> [Exercise directions]
Transcribe the material in full. Nothing should differ except that the pictures are left out.

> [Dataset excerpt]
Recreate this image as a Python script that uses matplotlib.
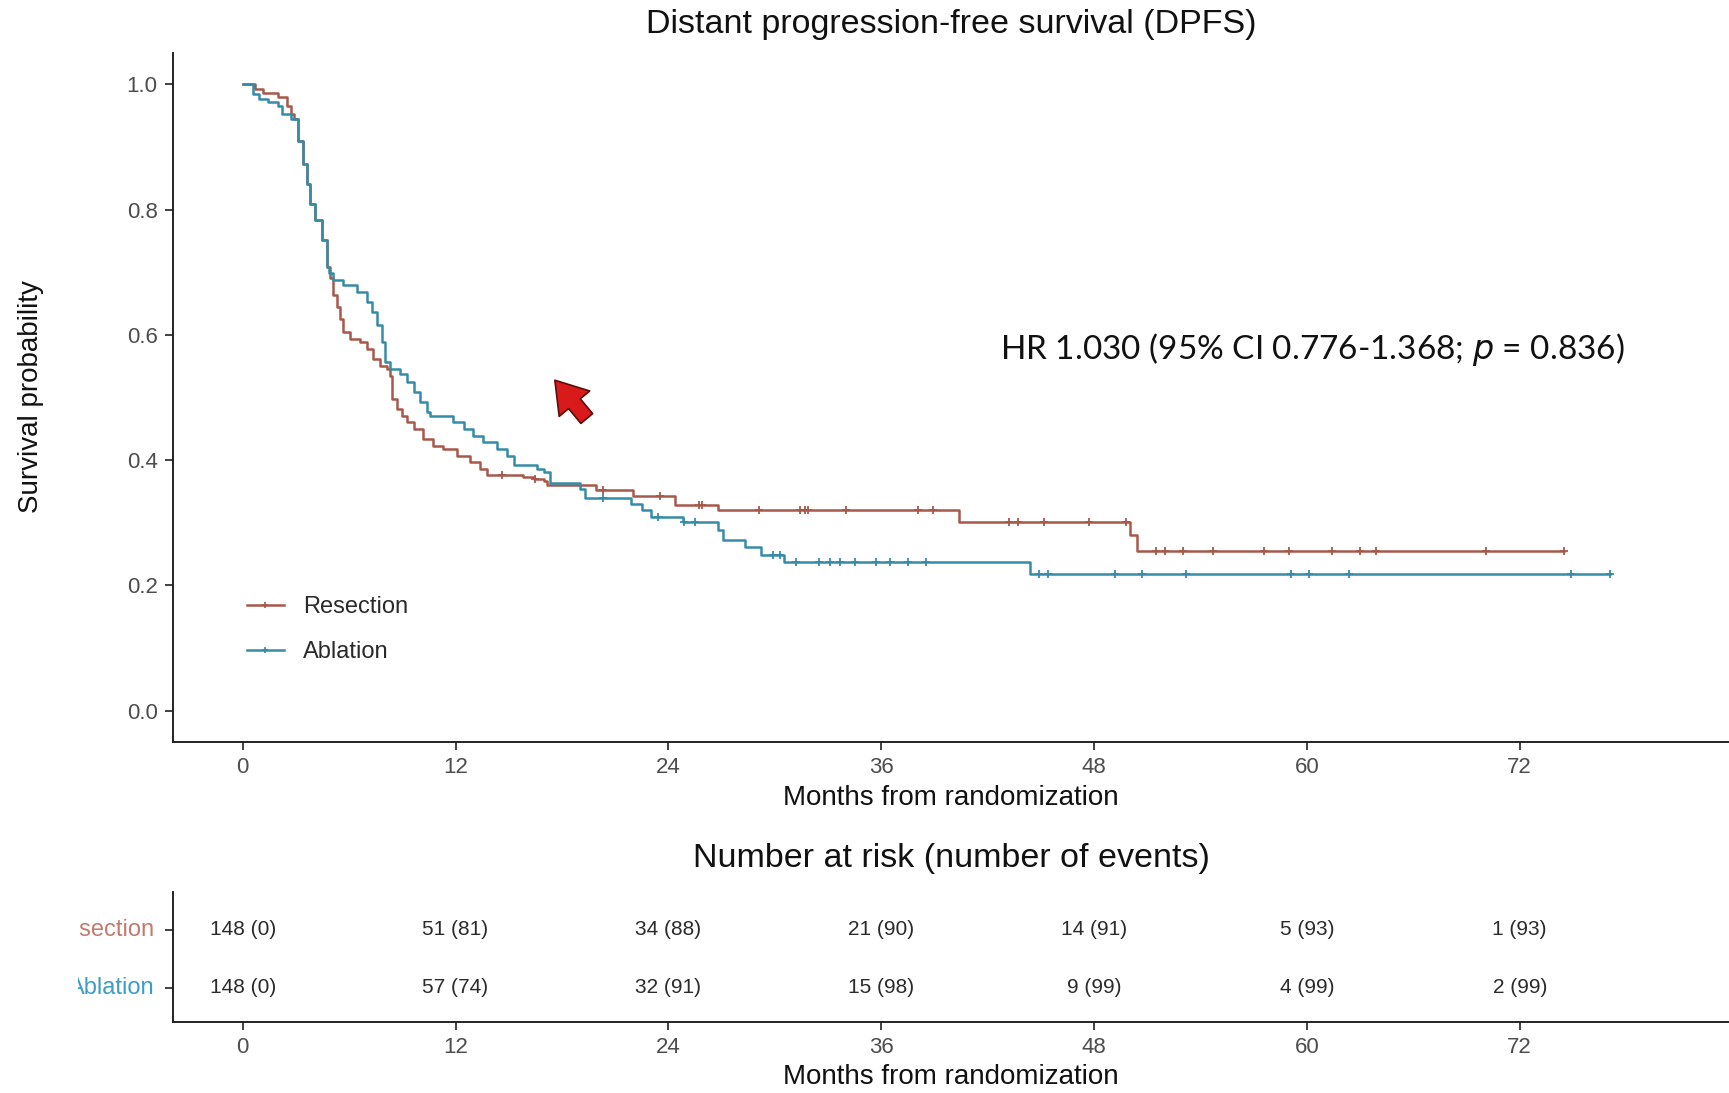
import numpy as np
import matplotlib
matplotlib.use("Agg")
import matplotlib.pyplot as plt
from matplotlib.lines import Line2D
from matplotlib.transforms import Bbox, TransformedBbox

plt.rcParams['font.family'] = ['Liberation Sans', 'DejaVu Sans']

# Kaplan-Meier step points (months, survival) read per arm
res_t = [0, 0.7, 1.17, 2.0, 2.5, 2.75, 2.9, 3.14, 3.42, 3.61, 3.8, 4.08, 4.46, 4.74,
         4.9, 5.11, 5.3, 5.49, 5.68, 6.06, 6.62, 7.0, 7.37, 7.75, 8.13, 8.31, 8.41,
         8.69, 9.0, 9.25, 9.63, 10.19, 10.75, 11.32, 12.07, 12.82, 13.39, 13.77,
         15.83, 16.4, 16.96, 17.15, 19.9, 22.0, 24.4, 26.8, 40.4, 50.05, 50.4, 74.5]
res_s = [1.0, 0.993, 0.986, 0.979, 0.966, 0.953, 0.945, 0.910, 0.873, 0.841, 0.809,
         0.783, 0.751, 0.708, 0.690, 0.663, 0.645, 0.626, 0.604, 0.594, 0.588, 0.578,
         0.562, 0.551, 0.546, 0.535, 0.498, 0.482, 0.470, 0.461, 0.450, 0.434, 0.423,
         0.418, 0.407, 0.397, 0.386, 0.376, 0.373, 0.370, 0.367, 0.360, 0.352, 0.343,
         0.329, 0.321, 0.302, 0.280, 0.255, 0.255]

abl_t = [0, 0.6, 0.9, 1.45, 2.0, 2.2, 2.7, 3.14, 3.42, 3.61, 3.8, 4.08, 4.46, 4.74,
         4.84, 5.11, 5.68, 6.43, 7.0, 7.28, 7.56, 7.84, 8.03, 8.31, 8.88, 9.25, 9.63,
         10.0, 10.38, 10.57, 11.88, 12.45, 13.0, 13.57, 14.33, 14.9, 15.27, 16.6,
         16.96, 17.33, 19.0, 19.3, 21.9, 22.5, 23.0, 24.8, 26.8, 27.1, 28.3, 29.2,
         30.5, 44.4, 77.1]
abl_s = [1.0, 0.985, 0.977, 0.972, 0.966, 0.953, 0.945, 0.910, 0.873, 0.841, 0.809,
         0.783, 0.751, 0.708, 0.698, 0.687, 0.679, 0.668, 0.652, 0.636, 0.615, 0.588,
         0.557, 0.546, 0.538, 0.525, 0.509, 0.493, 0.477, 0.471, 0.461, 0.450, 0.439,
         0.429, 0.418, 0.407, 0.392, 0.386, 0.381, 0.363, 0.354, 0.340, 0.330, 0.320,
         0.309, 0.301, 0.288, 0.272, 0.262, 0.249, 0.238, 0.219, 0.219]

# censoring times (months)
res_cens = [14.6, 16.5, 20.3, 23.5, 25.7, 25.9, 29.1, 31.4, 31.7, 31.9, 34.0, 38.1,
            38.9, 43.2, 43.7, 45.2, 47.7, 49.8, 51.5, 52.0, 53.0, 54.7, 57.6, 59.0,
            61.4, 63.0, 63.9, 70.1, 74.5]
abl_cens = [20.3, 23.4, 24.9, 25.5, 29.9, 30.3, 31.2, 32.5, 33.1, 33.7, 34.5, 35.7,
            36.5, 37.5, 38.5, 44.9, 45.4, 49.2, 50.7, 53.2, 59.1, 60.1, 62.4, 74.9, 77.1]

# risk table
risk_times = [0, 12, 24, 36, 48, 60, 72]
res_risk = [148, 51, 34, 21, 14, 5, 1]
res_events = [0, 81, 88, 90, 91, 93, 93]
abl_risk = [148, 57, 32, 15, 9, 4, 2]
abl_events = [0, 74, 91, 98, 99, 99, 99]

res_col = '#a8584a'
abl_col = '#358ca8'
res_txt = '#c27a6e'
abl_txt = '#3d9cc8'
tick_col = '#4d4d4d'

W, H = 1729, 1093
fig = plt.figure(figsize=(W / 100, H / 100), dpi=100)
fig.patch.set_facecolor('white')

left = 173 / W
ax = fig.add_axes([left, (H - 742) / H, 1 - left, (742 - 53) / H])
axr = fig.add_axes([left, (H - 1021.7) / H, 1 - left, (1021.7 - 891.7) / H])

xlim = (-3.93, 83.8)


def step_value(times, surv, t):
    i = np.searchsorted(times, t, side='right') - 1
    return np.asarray(surv)[i]


handles = []
for t, s, cens, col, name in [(res_t, res_s, res_cens, res_col, 'Resection'),
                              (abl_t, abl_s, abl_cens, abl_col, 'Ablation')]:
    ax.step(t, s, where='post', color=col, lw=1.8)
    cy = step_value(t, s, cens)
    ax.plot(cens, cy, ls='none', marker='+', ms=6, mew=1.3, color=col)
    handles.append(Line2D([], [], color=col, lw=1.8, marker='+', ms=5, mew=1.2,
                          label=name))

ax.set_xlim(*xlim)
ax.set_ylim(-0.05, 1.05)
ax.set_xticks(risk_times)
ax.set_yticks([0, 0.2, 0.4, 0.6, 0.8, 1.0])
ax.set_yticklabels(['0.0', '0.2', '0.4', '0.6', '0.8', '1.0'])

for a in (ax, axr):
    for sp in ('top', 'right'):
        a.spines[sp].set_visible(False)
    for sp in ('left', 'bottom'):
        a.spines[sp].set_linewidth(1.4)
        a.spines[sp].set_color('#222222')
    a.tick_params(length=6, width=1.3, color='#333333', labelcolor=tick_col,
                  labelsize=16, pad=5)

ax.legend(handles=handles, loc='center left', bbox_to_anchor=(0.034, 0.163),
          frameon=False, fontsize=17, numpoints=1, handlelength=1.55,
          handletextpad=0.8, labelspacing=0.95, labelcolor='#2a2a2a')

ax.text(60.3, 0.576, 'HR 1.030 (95% CI 0.776-1.368; $p$ = 0.836)', ha='center',
        va='center', fontsize=24, family=['Lato', 'DejaVu Sans'], color='#111111')

# pointer arrow
ax.annotate('', xy=(17.5, 0.531), xytext=(19.5, 0.463),
            arrowprops=dict(arrowstyle='simple,head_length=1.0,head_width=1.3,tail_width=0.5',
                            fc='#d91a1a', ec='#5e0b0b', lw=1.2, mutation_scale=22))

cx = (left + 1) / 2
fig.text(cx, 1 - 24 / H, 'Distant progression-free survival (DPFS)', ha='center',
         va='center', fontsize=24.5, color='#111111')
fig.text(cx, 1 - 798 / H, 'Months from randomization', ha='center', va='center',
         fontsize=20, color='#111111')
fig.text(31 / W, 1 - 397 / H, 'Survival probability', ha='center', va='center',
         rotation=90, fontsize=20, color='#111111')

# risk table
axr.set_xlim(*xlim)
axr.set_ylim(0.42, 2.65)
axr.set_xticks(risk_times)
axr.set_yticks([1, 2])
axr.set_yticklabels([])
for i, t in enumerate(risk_times):
    axr.text(t, 2, f'{res_risk[i]} ({res_events[i]})', ha='center', va='center',
             fontsize=15, color='#2a2a2a')
    axr.text(t, 1, f'{abl_risk[i]} ({abl_events[i]})', ha='center', va='center',
             fontsize=15, color='#2a2a2a')

clip = TransformedBbox(Bbox([[78 / W, 0], [1, 1]]), fig.transFigure)
for y, name, col in [(2, 'Resection', res_txt), (1, 'Ablation', abl_txt)]:
    lab = axr.text(-0.012, y, name, transform=axr.get_yaxis_transform(),
                   ha='right', va='center', fontsize=17, color=col)
    lab.set_clip_box(clip)
    lab.set_clip_on(True)

fig.text(cx, 1 - 859 / H, 'Number at risk (number of events)', ha='center',
         va='center', fontsize=24.5, color='#111111')
fig.text(cx, 1 - 1077 / H, 'Months from randomization', ha='center', va='center',
         fontsize=20, color='#111111')

fig.savefig('out.png', dpi=100, facecolor='white')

> [Final answer]
Recreate this image as a Python script that uses matplotlib.
import numpy as np
import matplotlib
matplotlib.use("Agg")
import matplotlib.pyplot as plt
from matplotlib.lines import Line2D
from matplotlib.transforms import Bbox, TransformedBbox

plt.rcParams['font.family'] = ['Liberation Sans', 'DejaVu Sans']

# Kaplan-Meier step points (months, survival) read per arm
res_t = [0, 0.7, 1.17, 2.0, 2.5, 2.75, 2.9, 3.14, 3.42, 3.61, 3.8, 4.08, 4.46, 4.74,
         4.9, 5.11, 5.3, 5.49, 5.68, 6.06, 6.62, 7.0, 7.37, 7.75, 8.13, 8.31, 8.41,
         8.69, 9.0, 9.25, 9.63, 10.19, 10.75, 11.32, 12.07, 12.82, 13.39, 13.77,
         15.83, 16.4, 16.96, 17.15, 19.9, 22.0, 24.4, 26.8, 40.4, 50.05, 50.4, 74.5]
res_s = [1.0, 0.993, 0.986, 0.979, 0.966, 0.953, 0.945, 0.910, 0.873, 0.841, 0.809,
         0.783, 0.751, 0.708, 0.690, 0.663, 0.645, 0.626, 0.604, 0.594, 0.588, 0.578,
         0.562, 0.551, 0.546, 0.535, 0.498, 0.482, 0.470, 0.461, 0.450, 0.434, 0.423,
         0.418, 0.407, 0.397, 0.386, 0.376, 0.373, 0.370, 0.367, 0.360, 0.352, 0.343,
         0.329, 0.321, 0.302, 0.280, 0.255, 0.255]

abl_t = [0, 0.6, 0.9, 1.45, 2.0, 2.2, 2.7, 3.14, 3.42, 3.61, 3.8, 4.08, 4.46, 4.74,
         4.84, 5.11, 5.68, 6.43, 7.0, 7.28, 7.56, 7.84, 8.03, 8.31, 8.88, 9.25, 9.63,
         10.0, 10.38, 10.57, 11.88, 12.45, 13.0, 13.57, 14.33, 14.9, 15.27, 16.6,
         16.96, 17.33, 19.0, 19.3, 21.9, 22.5, 23.0, 24.8, 26.8, 27.1, 28.3, 29.2,
         30.5, 44.4, 77.1]
abl_s = [1.0, 0.985, 0.977, 0.972, 0.966, 0.953, 0.945, 0.910, 0.873, 0.841, 0.809,
         0.783, 0.751, 0.708, 0.698, 0.687, 0.679, 0.668, 0.652, 0.636, 0.615, 0.588,
         0.557, 0.546, 0.538, 0.525, 0.509, 0.493, 0.477, 0.471, 0.461, 0.450, 0.439,
         0.429, 0.418, 0.407, 0.392, 0.386, 0.381, 0.363, 0.354, 0.340, 0.330, 0.320,
         0.309, 0.301, 0.288, 0.272, 0.262, 0.249, 0.238, 0.219, 0.219]

# censoring times (months)
res_cens = [14.6, 16.5, 20.3, 23.5, 25.7, 25.9, 29.1, 31.4, 31.7, 31.9, 34.0, 38.1,
            38.9, 43.2, 43.7, 45.2, 47.7, 49.8, 51.5, 52.0, 53.0, 54.7, 57.6, 59.0,
            61.4, 63.0, 63.9, 70.1, 74.5]
abl_cens = [20.3, 23.4, 24.9, 25.5, 29.9, 30.3, 31.2, 32.5, 33.1, 33.7, 34.5, 35.7,
            36.5, 37.5, 38.5, 44.9, 45.4, 49.2, 50.7, 53.2, 59.1, 60.1, 62.4, 74.9, 77.1]

# risk table
risk_times = [0, 12, 24, 36, 48, 60, 72]
res_risk = [148, 51, 34, 21, 14, 5, 1]
res_events = [0, 81, 88, 90, 91, 93, 93]
abl_risk = [148, 57, 32, 15, 9, 4, 2]
abl_events = [0, 74, 91, 98, 99, 99, 99]

res_col = '#a8584a'
abl_col = '#358ca8'
res_txt = '#c27a6e'
abl_txt = '#3d9cc8'
tick_col = '#4d4d4d'

W, H = 1729, 1093
fig = plt.figure(figsize=(W / 100, H / 100), dpi=100)
fig.patch.set_facecolor('white')

left = 173 / W
ax = fig.add_axes([left, (H - 742) / H, 1 - left, (742 - 53) / H])
axr = fig.add_axes([left, (H - 1021.7) / H, 1 - left, (1021.7 - 891.7) / H])

xlim = (-3.93, 83.8)


def step_value(times, surv, t):
    i = np.searchsorted(times, t, side='right') - 1
    return np.asarray(surv)[i]


handles = []
for t, s, cens, col, name in [(res_t, res_s, res_cens, res_col, 'Resection'),
                              (abl_t, abl_s, abl_cens, abl_col, 'Ablation')]:
    ax.step(t, s, where='post', color=col, lw=1.8)
    cy = step_value(t, s, cens)
    ax.plot(cens, cy, ls='none', marker='+', ms=6, mew=1.3, color=col)
    handles.append(Line2D([], [], color=col, lw=1.8, marker='+', ms=5, mew=1.2,
                          label=name))

ax.set_xlim(*xlim)
ax.set_ylim(-0.05, 1.05)
ax.set_xticks(risk_times)
ax.set_yticks([0, 0.2, 0.4, 0.6, 0.8, 1.0])
ax.set_yticklabels(['0.0', '0.2', '0.4', '0.6', '0.8', '1.0'])

for a in (ax, axr):
    for sp in ('top', 'right'):
        a.spines[sp].set_visible(False)
    for sp in ('left', 'bottom'):
        a.spines[sp].set_linewidth(1.4)
        a.spines[sp].set_color('#222222')
    a.tick_params(length=6, width=1.3, color='#333333', labelcolor=tick_col,
                  labelsize=16, pad=5)

ax.legend(handles=handles, loc='center left', bbox_to_anchor=(0.034, 0.163),
          frameon=False, fontsize=17, numpoints=1, handlelength=1.55,
          handletextpad=0.8, labelspacing=0.95, labelcolor='#2a2a2a')

ax.text(60.3, 0.576, 'HR 1.030 (95% CI 0.776-1.368; $p$ = 0.836)', ha='center',
        va='center', fontsize=24, family=['Lato', 'DejaVu Sans'], color='#111111')

# pointer arrow
ax.annotate('', xy=(17.5, 0.531), xytext=(19.5, 0.463),
            arrowprops=dict(arrowstyle='simple,head_length=1.0,head_width=1.3,tail_width=0.5',
                            fc='#d91a1a', ec='#5e0b0b', lw=1.2, mutation_scale=22))

cx = (left + 1) / 2
fig.text(cx, 1 - 24 / H, 'Distant progression-free survival (DPFS)', ha='center',
         va='center', fontsize=24.5, color='#111111')
fig.text(cx, 1 - 798 / H, 'Months from randomization', ha='center', va='center',
         fontsize=20, color='#111111')
fig.text(31 / W, 1 - 397 / H, 'Survival probability', ha='center', va='center',
         rotation=90, fontsize=20, color='#111111')

# risk table
axr.set_xlim(*xlim)
axr.set_ylim(0.42, 2.65)
axr.set_xticks(risk_times)
axr.set_yticks([1, 2])
axr.set_yticklabels([])
for i, t in enumerate(risk_times):
    axr.text(t, 2, f'{res_risk[i]} ({res_events[i]})', ha='center', va='center',
             fontsize=15, color='#2a2a2a')
    axr.text(t, 1, f'{abl_risk[i]} ({abl_events[i]})', ha='center', va='center',
             fontsize=15, color='#2a2a2a')

clip = TransformedBbox(Bbox([[78 / W, 0], [1, 1]]), fig.transFigure)
for y, name, col in [(2, 'Resection', res_txt), (1, 'Ablation', abl_txt)]:
    lab = axr.text(-0.012, y, name, transform=axr.get_yaxis_transform(),
                   ha='right', va='center', fontsize=17, color=col)
    lab.set_clip_box(clip)
    lab.set_clip_on(True)

fig.text(cx, 1 - 859 / H, 'Number at risk (number of events)', ha='center',
         va='center', fontsize=24.5, color='#111111')
fig.text(cx, 1 - 1077 / H, 'Months from randomization', ha='center', va='center',
         fontsize=20, color='#111111')

fig.savefig('out.png', dpi=100, facecolor='white')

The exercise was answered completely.